This is a response to a writing prompt given to second period.
Tromp! Tromp! Tromp! I clumped across the bridge crossing the Lipniczanka every day, and Monday through Friday, it was the beginning of my favorite time of day. Crossing over the small creek that ran through Lipnica Wielka, the village in which I lived for seven years, was a moment of accomplishment: it was the end of the school day, and I seldom crossed that bridge feeling I’d wasted my day.
Teaching in Lipnica gave me an opportunity to see daily improvement: a student who couldn’t say “I would like a loaf of bread” the day before would be able to say it that day; a class that didn’t understand a particular tense the day before could begin using it that day. Learning was immediately evident in the English classroom, and it always gave me something to smile about as I walked down the gravel drive that led to the house where I rented a room.
It was more than the sense of accomplishment, though. The bridge I crossed daily offered a lovely view of the Lipniczanka it flowed down from Babia Gora, its mountain source, through the village, behind the church.
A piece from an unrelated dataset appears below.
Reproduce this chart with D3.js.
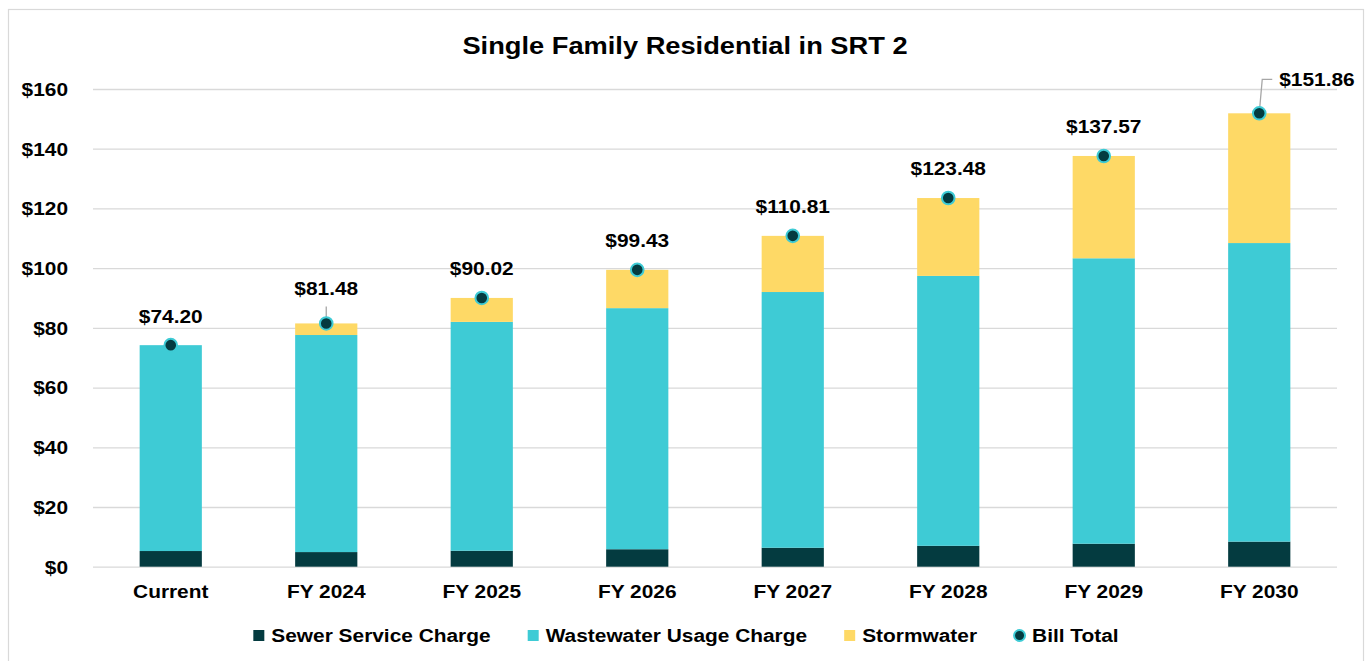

In the winter, with the creek frozen and covered with powder, I couldn’t help but stop almost daily and look at the snow–laden trees that drooped over the creek, with the snow–covered church in rising above the trees in the background. It was as if the world had been powered with sugar at a galactic bakery, and I was lucky enough to see it every day.
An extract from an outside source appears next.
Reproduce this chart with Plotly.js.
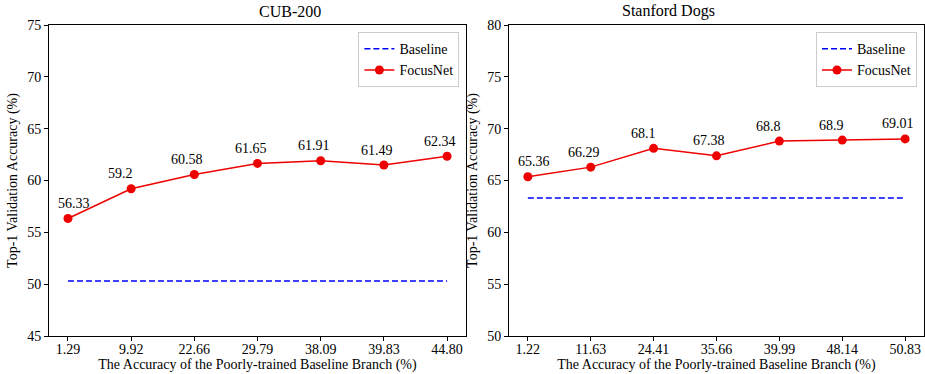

Crossing the Lipniczanka reminded me daily about the purposefulness of even the most trivial events in our lives. “Every step I’ve taken has led up this moment, this thump, thump, thump of boots as I cross the bridge–a seemingly inconsequential act,” I would think as I crossed the bridge. I would trace the steps–literal and figurative–that had led me to that day, and I knew that everything in my life prior to that had led me to that moment of walking across the bridge, savoring the view and the sense of accomplishment. The realization gave way to something more significant: the understanding that everything in my life happens for a reason, leads to something knew, and that ironically enough, I can control it.